Sonuçta ise otelcilerin maliyetleri doğrudan bu ödediği tutar kadar artacak ve elde ettiği kar bu oranda azalacaktır. Yani ajansın kurulması ve işletilmesi ile otelcilerin karlılık oranlarında bize göre ciddi bir düşüş yaratacaktır.
Hal böyle olunca da düşünmeden edemiyoruz, buradaki asıl amaç Türkiye’nin ve turizm faaliyetlerinin tanıtılması mı?

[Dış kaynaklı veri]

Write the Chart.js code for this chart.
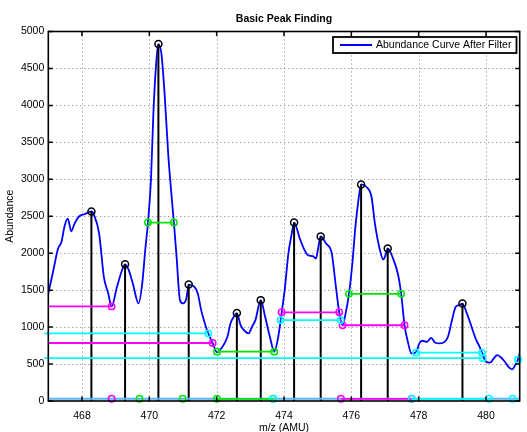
<!DOCTYPE html>
<html>
<head>
<meta charset="utf-8">
<title>Basic Peak Finding</title>
<script src="https://cdn.jsdelivr.net/npm/chart.js@4.4.1/dist/chart.umd.min.js"></script>
<style>
  html, body { margin: 0; padding: 0; background: #ffffff; }
  canvas { display: block; }
</style>
</head>
<body>
<canvas id="chart" width="527" height="432"></canvas>
<script>
// Filtered abundance curve (m/z in AMU, abundance in counts)
const mz = [
  467.00, 467.15, 467.29, 467.39, 467.49, 467.58, 467.68, 467.78, 467.92, 468.07,
  468.28, 468.36, 468.51, 468.65, 468.78, 468.88, 469.04, 469.19, 469.28, 469.39,
  469.51, 469.68, 469.79, 469.88, 469.96, 470.05, 470.12, 470.21, 470.27, 470.36,
  470.46, 470.56, 470.66, 470.73, 470.81, 470.91, 471.00, 471.10, 471.17, 471.34,
  471.44, 471.54, 471.68, 471.75, 471.88, 472.01, 472.17, 472.32, 472.41, 472.51,
  472.60, 472.71, 472.86, 472.95, 473.05, 473.15, 473.31, 473.44, 473.58, 473.71,
  473.83, 473.93, 474.02, 474.13, 474.23, 474.30, 474.47, 474.61, 474.71, 474.86,
  474.95, 475.02, 475.09, 475.25, 475.42, 475.53, 475.64, 475.74, 475.83, 475.93,
  476.03, 476.12, 476.21, 476.29, 476.45, 476.60, 476.70, 476.85, 476.95, 477.03,
  477.08, 477.22, 477.38, 477.48, 477.58, 477.69, 477.78, 477.92, 478.02, 478.11,
  478.25, 478.37, 478.49, 478.63, 478.77, 478.87, 478.99, 479.10, 479.20, 479.30,
  479.43, 479.57, 479.71, 479.81, 479.88, 480.00, 480.12, 480.23, 480.33, 480.42,
  480.56, 480.66, 480.77, 480.86, 480.93, 481.02
];
const abundance = [
  1455, 1770, 2063, 2153, 2378, 2468, 2297, 2401, 2500, 2527,
  2565, 2514, 2266, 1680, 1455, 1280, 1545, 1770, 1850, 1770,
  1590, 1320, 1590, 2050, 2415, 3000, 3887, 4608, 4830, 4698,
  4112, 3350, 2780, 2415, 1950, 1365, 1320, 1388, 1575, 1545,
  1455, 1230, 1005, 915, 785, 660, 734, 869, 1050, 1140,
  1190, 1027, 937, 915, 1005, 1095, 1365, 1140, 869, 670,
  869, 1195, 1500, 1995, 2266, 2415, 2198, 2041, 1973, 1959,
  1928, 2085, 2226, 2131, 1995, 1590, 1200, 1025, 1185, 1450,
  1861, 2355, 2716, 2930, 2896, 2761, 2401, 2041, 1915, 1995,
  2064, 1950, 1725, 1450, 1025, 780, 645, 660, 780, 815,
  801, 855, 788, 780, 801, 869, 1095, 1275, 1297, 1319,
  1185, 1005, 824, 734, 655, 531, 518, 577, 622, 599,
  531, 464, 428, 480, 540, 680
];

// Detected peaks
const peakMz = [468.28, 469.28, 470.27, 471.17, 472.60, 473.31, 474.30, 475.09, 476.29, 477.08, 479.30];
const peakAbundance = [2565, 1850, 4830, 1575, 1190, 1365, 2415, 2226, 2930, 2064, 1319];

// Peak width segments: [left m/z, right m/z, height]
const greenWidths = [[469.96, 470.73, 2415], [472.01, 473.71, 668], [475.93, 477.48, 1450]];
const magentaWidths = [[466.5, 468.88, 1280], [466.5, 471.88, 785], [473.93, 475.64, 1200], [475.74, 477.58, 1025]];
const cyanWidths = [[466.5, 471.75, 915], [466.5, 479.90, 580], [473.90, 475.68, 1095], [477.92, 479.88, 655], [480.95, 480.95, 560]];

// Valley markers along the base line: each group is joined by a line
const baselineLevel = 30;
const greenBase = [[469.71], [470.99], [472.01, 473.68]];
const magentaBase = [[468.88], [475.69, 477.79]];
const cyanBase = [[473.68], [477.79, 480.09], [480.79]];

// Axis ticks
const xTicks = [468, 470, 472, 474, 476, 478, 480];
const yTicks = [0, 500, 1000, 1500, 2000, 2500, 3000, 3500, 4000, 4500, 5000];

const FONT = "'Liberation Sans', Arial, Helvetica, sans-serif";
const BLUE = '#0000ff', GREEN = '#00e600', MAGENTA = '#ff00ff', CYAN = '#00ffff', BASE_BLUE = '#55b4ff';

function widthPoints(segments) {
  const pts = [];
  segments.forEach(([x1, x2, y]) => {
    pts.push({ x: x1, y: y }, { x: x2, y: y }, { x: x2, y: null });
  });
  return pts;
}
function basePoints(groups) {
  const pts = [];
  groups.forEach(g => {
    g.forEach(x => pts.push({ x: x, y: baselineLevel }));
    pts.push({ x: g[g.length - 1], y: null });
  });
  return pts;
}

const markerStyle = (color) => ({
  borderColor: color,
  backgroundColor: 'rgba(0,0,0,0)',
  pointBorderColor: color,
  pointBackgroundColor: 'rgba(0,0,0,0)',
  pointRadius: 3.2,
  pointBorderWidth: 1.5,
  borderWidth: 1.8,
  showLine: true,
  spanGaps: false
});

// Dotted grid, boxed frame with inward ticks, and the legend box
const axesFrame = {
  id: 'axesFrame',
  beforeDatasetsDraw(chart) {
    const { ctx, chartArea: a, scales: { x, y } } = chart;
    ctx.save();
    ctx.strokeStyle = 'rgba(0,0,0,0.5)';
    ctx.lineWidth = 1;
    ctx.setLineDash([1, 3]);
    ctx.beginPath();
    xTicks.forEach(v => {
      const p = Math.round(x.getPixelForValue(v)) + 0.5;
      ctx.moveTo(p, a.top); ctx.lineTo(p, a.bottom);
    });
    yTicks.forEach(v => {
      if (v === y.min || v === y.max) return;
      const p = Math.round(y.getPixelForValue(v)) + 0.5;
      ctx.moveTo(a.left, p); ctx.lineTo(a.right, p);
    });
    ctx.stroke();
    ctx.restore();
  },
  afterDatasetsDraw(chart) {
    const { ctx, chartArea: a, scales: { x, y } } = chart;
    const len = 4.5;
    ctx.save();
    ctx.strokeStyle = '#000';
    ctx.lineWidth = 1.5;
    ctx.beginPath();
    xTicks.forEach(v => {
      const p = x.getPixelForValue(v);
      ctx.moveTo(p, a.bottom); ctx.lineTo(p, a.bottom - len);
      ctx.moveTo(p, a.top); ctx.lineTo(p, a.top + len);
    });
    yTicks.forEach(v => {
      const p = y.getPixelForValue(v);
      ctx.moveTo(a.left, p); ctx.lineTo(a.left + len, p);
      ctx.moveTo(a.right, p); ctx.lineTo(a.right - len, p);
    });
    ctx.stroke();
    ctx.lineWidth = 1.6;
    ctx.strokeRect(a.left, a.top, a.right - a.left, a.bottom - a.top);
    ctx.restore();
  },
  afterDraw(chart) {
    const { ctx, chartArea: a } = chart;
    const ds = chart.data.datasets.find(d => d.legend);
    const boxRight = a.right - 3.2, boxLeft = boxRight - 183.5;
    const boxTop = a.top + 5.5, boxH = 16;
    ctx.save();
    ctx.fillStyle = '#fff';
    ctx.fillRect(boxLeft, boxTop, boxRight - boxLeft, boxH);
    ctx.strokeStyle = '#000';
    ctx.lineWidth = 1.8;
    ctx.strokeRect(boxLeft, boxTop, boxRight - boxLeft, boxH);
    const cy = boxTop + boxH / 2;
    ctx.strokeStyle = ds.borderColor;
    ctx.lineWidth = 2;
    ctx.beginPath();
    ctx.moveTo(boxLeft + 7, cy); ctx.lineTo(boxLeft + 39, cy);
    ctx.stroke();
    ctx.fillStyle = '#000';
    ctx.font = '10.5px ' + FONT;
    ctx.textBaseline = 'middle';
    ctx.textAlign = 'left';
    ctx.fillText(ds.label, boxLeft + 43, cy + 0.5);
    ctx.restore();
  }
};

new Chart(document.getElementById('chart'), {
  type: 'scatter',
  data: {
    datasets: [
      Object.assign({}, markerStyle(CYAN), { label: 'cyan widths', data: widthPoints(cyanWidths), order: 1, clip: 4 }),
      Object.assign({}, markerStyle(CYAN), { label: 'cyan valleys', data: basePoints(cyanBase), order: 1, clip: 6 }),
      Object.assign({}, markerStyle(MAGENTA), { label: 'magenta widths', data: widthPoints(magentaWidths), order: 2 }),
      Object.assign({}, markerStyle(MAGENTA), { label: 'magenta valleys', data: basePoints(magentaBase), order: 2, clip: 6 }),
      Object.assign({}, markerStyle(GREEN), { label: 'green widths', data: widthPoints(greenWidths), order: 3 }),
      Object.assign({}, markerStyle(GREEN), { label: 'green valleys', data: basePoints(greenBase), order: 3, clip: 6 }),
      {
        label: 'base line',
        data: [{ x: 467, y: baselineLevel }, { x: 481, y: baselineLevel }],
        borderColor: BASE_BLUE, borderWidth: 2, pointRadius: 0, showLine: true, order: 4
      },
      {
        label: 'peaks',
        data: peakMz.map((x, i) => ({ x: x, y: peakAbundance[i] })),
        pointRadius: 3.5, pointBorderWidth: 1.5, pointBorderColor: '#000',
        pointBackgroundColor: 'rgba(0,0,0,0)', showLine: false, order: 5
      },
      {
        label: 'stems',
        data: peakMz.flatMap((x, i) => [{ x: x, y: 0 }, { x: x, y: peakAbundance[i] }, { x: x, y: null }]),
        borderColor: '#000', borderWidth: 2, pointRadius: 0, showLine: true, spanGaps: false, order: 6
      },
      {
        label: 'Abundance Curve After Filter',
        legend: true,
        data: mz.map((x, i) => ({ x: x, y: abundance[i] })),
        borderColor: BLUE, borderWidth: 1.8, pointRadius: 0, showLine: true,
        cubicInterpolationMode: 'monotone', order: 7
      }
    ]
  },
  options: {
    responsive: false,
    animation: false,
    devicePixelRatio: 1,
    layout: { padding: { left: 0, right: 7.3, top: 0, bottom: 0 } },
    font: { family: FONT },
    plugins: {
      legend: { display: false },
      tooltip: { enabled: false },
      title: {
        display: true,
        text: 'Basic Peak Finding',
        fullSize: false,
        color: '#000',
        font: { family: FONT, size: 10.5, weight: 'bold', lineHeight: 1.2 },
        padding: { top: 12.5, bottom: 6.4 }
      }
    },
    scales: {
      x: {
        type: 'linear',
        min: 467, max: 481,
        grid: { display: false, drawTicks: false },
        border: { display: false },
        afterBuildTicks: (scale) => { scale.ticks = xTicks.map(v => ({ value: v })); },
        afterFit: (scale) => { scale.height = 31; },
        ticks: {
          autoSkip: false, maxRotation: 0, padding: 8.4, color: '#000',
          font: { family: FONT, size: 10.5, lineHeight: 1.2 },
          callback: (v) => String(v)
        },
        title: {
          display: true, text: 'm/z (AMU)', color: '#000',
          font: { family: FONT, size: 10.5, lineHeight: 1.2 },
          padding: { top: 0, bottom: -2.4 }
        }
      },
      y: {
        type: 'linear',
        min: 0, max: 5000,
        grid: { display: false, drawTicks: false },
        border: { display: false },
        afterBuildTicks: (scale) => { scale.ticks = yTicks.map(v => ({ value: v })); },
        afterFit: (scale) => { scale.width = 48.3; },
        ticks: {
          autoSkip: false, padding: 4, color: '#000',
          font: { family: FONT, size: 10.5, lineHeight: 1.2 },
          callback: (v) => String(v)
        },
        title: {
          display: true, text: 'Abundance', color: '#000',
          font: { family: FONT, size: 10.5, lineHeight: 1.2 },
          padding: { top: 3.8, bottom: 0 }
        }
      }
    }
  },
  plugins: [axesFrame]
});
</script>
</body>
</html>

Yoksa diğer sektörlere göre (göreceli olarak) kârlılık oranı yüksek olan turizm sektörünü dolayı olarak vergilendirerek bütçeye yeni bir kaynak yaratmak mı?
Bize göre turizm sektörü ekonomik sıkıntının çözümü için önemli bir rol üstlenmektedir.
Otelciler bireysel ve kolektif çalışmaları ile (maliyetlerine tamamen kendileri katlanmak suretiyle) Türkiye’yi ve turizm faaliyetlerini yeterince tanıtmaya özen göstermektedirler. Zaten yeterli tanıtım faaliyeti göstermemeleri halinde “ işletmelerinin süreklilik arz etmeyeceğinin de” farkında olmamaları mümkün değildir. Ajansın kurulması ile otelcilerin maliyetinin sadece bir dönemi için değil kalıcı olarak her dönem için artacağı da unutulmamalıdır .Dolayısıyla sistem kendi kendine çalışırken yeni bir sistem kurmaya hem de bu sistemin tüm maliyetlerini otelcilerden karşılamaya yönelik bir uygulama yerinde olmayan bir uygulama olarak tarafımızdan değerlendirilmektedir...
Bu sene diğer sektörlere göre kârlılık oranı bir miktar yüksek diye, gelin altın yumurtlayan tavuğu (Turizmi) kesmeyelim!